§ **Stated problem**:
Pictures are not part of the copy. Retype the lines from the first one through the line that contains "const TITLE = 'MOYENS DE TRANSPORT'".

§ **Collected data**:
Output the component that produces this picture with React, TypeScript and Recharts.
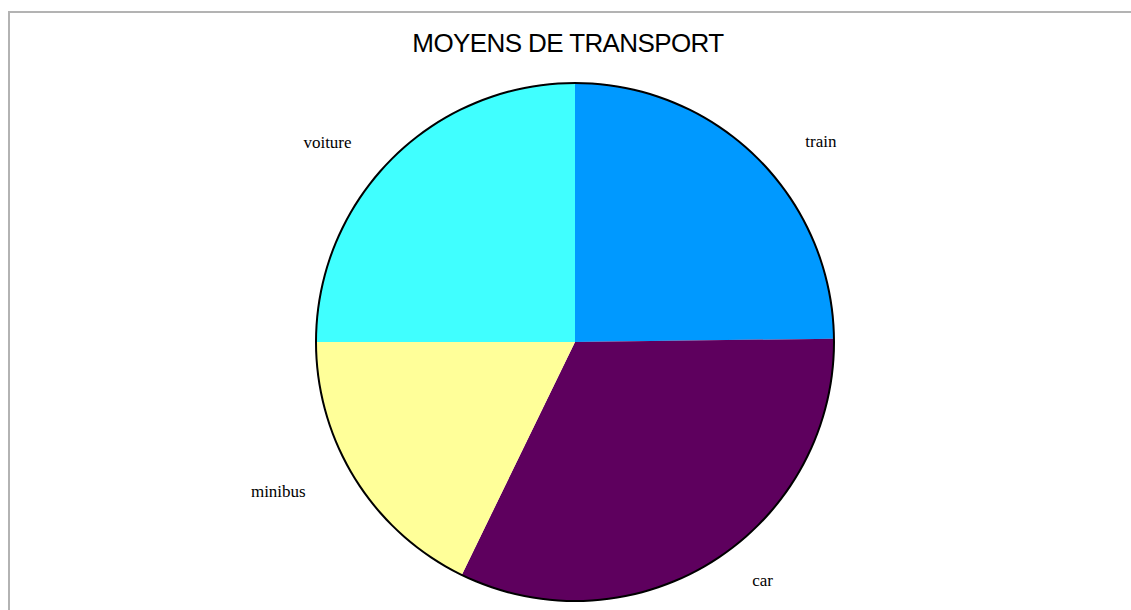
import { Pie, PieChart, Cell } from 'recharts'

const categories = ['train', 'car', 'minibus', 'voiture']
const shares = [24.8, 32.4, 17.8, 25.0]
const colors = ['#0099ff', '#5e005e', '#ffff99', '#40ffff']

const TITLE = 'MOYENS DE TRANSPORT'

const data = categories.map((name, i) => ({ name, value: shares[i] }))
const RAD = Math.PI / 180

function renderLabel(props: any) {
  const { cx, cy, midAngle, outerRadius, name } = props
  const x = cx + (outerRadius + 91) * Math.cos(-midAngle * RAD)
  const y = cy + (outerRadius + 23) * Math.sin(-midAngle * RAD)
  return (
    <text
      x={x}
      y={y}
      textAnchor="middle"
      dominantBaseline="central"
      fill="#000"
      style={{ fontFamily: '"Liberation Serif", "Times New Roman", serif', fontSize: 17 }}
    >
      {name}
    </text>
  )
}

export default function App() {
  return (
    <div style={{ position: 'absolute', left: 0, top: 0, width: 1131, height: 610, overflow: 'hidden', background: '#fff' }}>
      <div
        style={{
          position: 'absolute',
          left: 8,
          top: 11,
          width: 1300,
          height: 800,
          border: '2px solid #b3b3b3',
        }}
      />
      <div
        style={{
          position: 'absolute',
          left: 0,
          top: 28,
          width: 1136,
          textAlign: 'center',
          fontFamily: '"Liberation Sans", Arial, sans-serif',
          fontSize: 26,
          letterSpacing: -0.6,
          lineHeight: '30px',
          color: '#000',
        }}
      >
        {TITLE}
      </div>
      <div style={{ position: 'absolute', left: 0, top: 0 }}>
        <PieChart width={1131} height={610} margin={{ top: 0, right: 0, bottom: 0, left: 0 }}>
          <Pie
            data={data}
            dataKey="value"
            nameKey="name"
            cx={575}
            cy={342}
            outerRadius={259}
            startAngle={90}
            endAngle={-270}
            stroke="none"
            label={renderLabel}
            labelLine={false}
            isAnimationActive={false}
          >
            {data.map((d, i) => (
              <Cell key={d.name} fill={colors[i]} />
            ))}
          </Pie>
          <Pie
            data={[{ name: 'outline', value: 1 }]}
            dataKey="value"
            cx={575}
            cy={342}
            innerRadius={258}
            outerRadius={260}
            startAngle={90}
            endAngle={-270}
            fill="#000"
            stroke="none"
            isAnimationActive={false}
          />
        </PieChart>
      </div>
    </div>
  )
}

§ **Written solution**:
Output the component that produces this picture with React, TypeScript and Recharts.
import { Pie, PieChart, Cell } from 'recharts'

const categories = ['train', 'car', 'minibus', 'voiture']
const shares = [24.8, 32.4, 17.8, 25.0]
const colors = ['#0099ff', '#5e005e', '#ffff99', '#40ffff']

const TITLE = 'MOYENS DE TRANSPORT'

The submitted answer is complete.